WESTFIELD, NJ — The road rankings are out.
Officials hope that a comprehensive assessment of the condition of municipal roadways will help them to better prioritize which ones should be paved first and what treatments to apply to those roads. In October 2018, the Town Council approved $41,078 for the Arizona based Infrastructure Management Services to conduct the assessment.
The rankings released this week detail where each local road stands in the pecking order.
Dan White, client services manager for IMS, told the council Nov. 12 that through the use of sophisticated technology, his firm measures the width and depth of cracks in roadways and how bumpy the surface is and assigning a pavement condition index, or PCI, score to each road or section of roadway.
“For the most part, when the PCI is 25 and below, it requires partial or full construction or pretty heavy overlays,” White said. Scroll down to see the full study and road ranking below.
The rankings posted to the town’s website this week show that .5 of roadways of the town’s roads ranked below 25 PCI, while 20.8% of the streets ranked as in “excellent” condition.
In Westfield, 7% of the municipality’s backlog ranked with a PCI of 40 or below as compared to the national average of 12%, the survey found. Streets with a PCI of between 25 and 50, White said, are at an optimal for a thinner type of resurfacing.
“There’s a lot of benefit to selecting these streets,” he said. “At a lower cost, you can kind of keep them in decent shape for 10 to 15 years.”
By funding lighter resurfacing projects, often referred to as “micro-surfacing” or a “slurry seal,” over more extensive and expensive road reconstruction, White said, the municipality can save significantly.
“We’re not always going to be choosing the worst [road] first,” he said.
“Steady, effective rehabilitation and maintenance on an annual basis saves the town money over deferred maintenance,” White added.

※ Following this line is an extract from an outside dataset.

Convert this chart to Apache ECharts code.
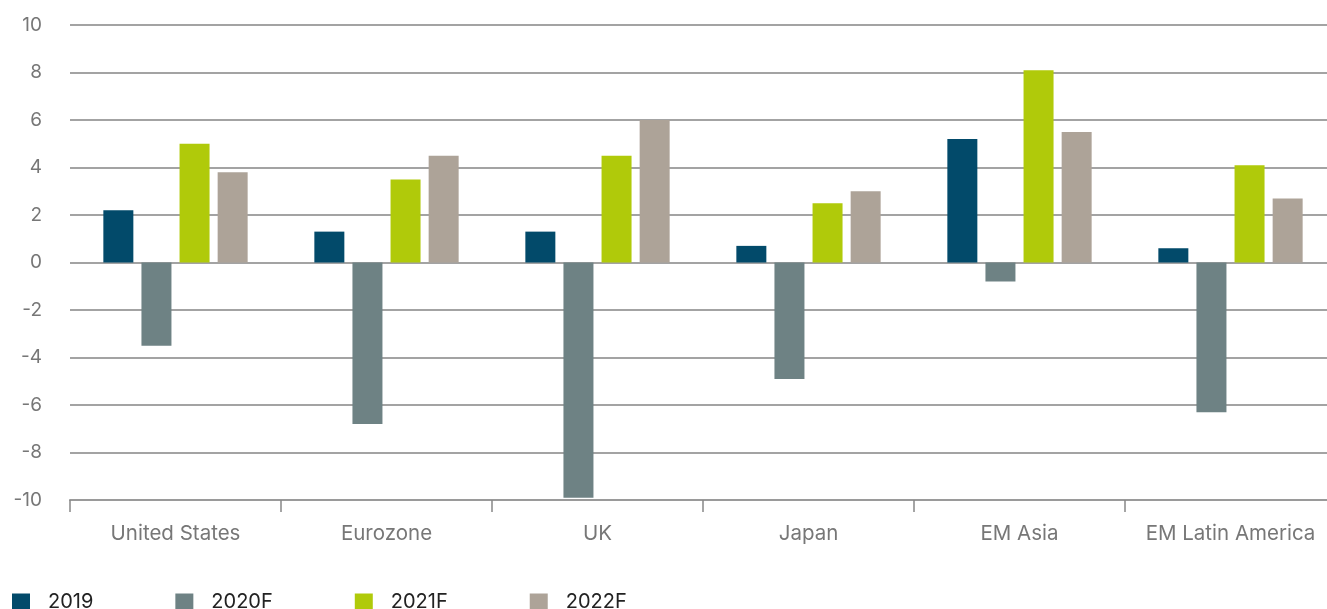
<!DOCTYPE html>
<html>
<head>
<meta charset="utf-8">
<script src="https://cdn.jsdelivr.net/npm/echarts@6/dist/echarts.min.js"></script>
<style>
  html, body { margin: 0; padding: 0; background: #fff; overflow: hidden; }
  #chart { width: 1340px; height: 609px; }
</style>
</head>
<body>
<div id="chart"></div>
<script>
// Regions on the x axis
const regions = ['United States', 'Eurozone', 'UK', 'Japan', 'EM Asia', 'EM Latin America'];

// GDP growth, %
const years = ['2019', '2020F', '2021F', '2022F'];
const gdp2019 = [2.2, 1.3, 1.3, 0.7, 5.2, 0.6];
const gdp2020F = [-3.5, -6.8, -9.9, -4.9, -0.8, -6.3];
const gdp2021F = [5.0, 3.5, 4.5, 2.5, 8.1, 4.1];
const gdp2022F = [3.8, 4.5, 6.0, 3.0, 5.5, 2.7];

const colors = ['#024a6a', '#6e8284', '#b0ca0a', '#ada398'];
const seriesValues = [gdp2019, gdp2020F, gdp2021F, gdp2022F];

const chart = echarts.init(document.getElementById('chart'));

// one bar series per year
const series = years.map((name, i) => ({
    name: name,
    type: 'bar',
    data: seriesValues[i],
    barWidth: 30,
    barGap: '27%',
    itemStyle: { color: colors[i] }
}));

chart.setOption({
    animation: false,
    color: colors,
    textStyle: { fontFamily: 'Inter, sans-serif' },
    grid: { left: 70, top: 25, width: 1266, height: 475 },
    legend: {
        left: 7,
        top: 587,
        itemWidth: 18,
        itemHeight: 17,
        itemGap: 82,
        icon: 'rect',
        textStyle: { fontSize: 20, color: '#222', padding: [0, 0, 0, 13] },
        data: years
    },
    xAxis: {
        type: 'category',
        data: regions,
        axisLine: { onZero: false, lineStyle: { color: '#9a9a9a', width: 2 } },
        axisTick: { show: true, interval: 0, length: 12, lineStyle: { color: '#888', width: 1.5 } },
        axisLabel: { interval: 0, color: '#777', fontSize: 20.5, margin: 23 }
    },
    yAxis: {
        type: 'value',
        min: -10,
        max: 10,
        interval: 2,
        axisLine: { show: false },
        axisTick: { show: false },
        axisLabel: { color: '#777', fontSize: 19, margin: 28 },
        splitLine: { lineStyle: { color: '#858585', width: 1.5 } }
    },
    series: series
});
</script>
</body>
</html>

A resident of Starlite Court, however, said his street hadn’t been resurfaced since 1975 and so expressed concern over the notion that roads in extreme need would not be prioritized.
“It hasn’t been touched in 44 years,” he said. Starlite Court. That road ranked with a PCI of 48, according to the study.
In a statement, the town said the roads study would play a key role in deciding what roads get paved.
“This pavement management system — the process of planning, budgeting, designing, evaluating and rehabilitating a pavement network to provide maximum benefit with available funds — will play a significant role in guiding short and long-term paving decisions by the Town Council,” the statement said.
White, however, noted that the report is not a strict guide for what decisions the council makes.
“We want to be equitable as much as possible,” he said. “Again, this is a road map. It’s not going to be followed 100%.”
The road report follows the town’s $3.7 million investment in road paving in 2019, which officials said marked quadruple the number of roads it had paved the year before.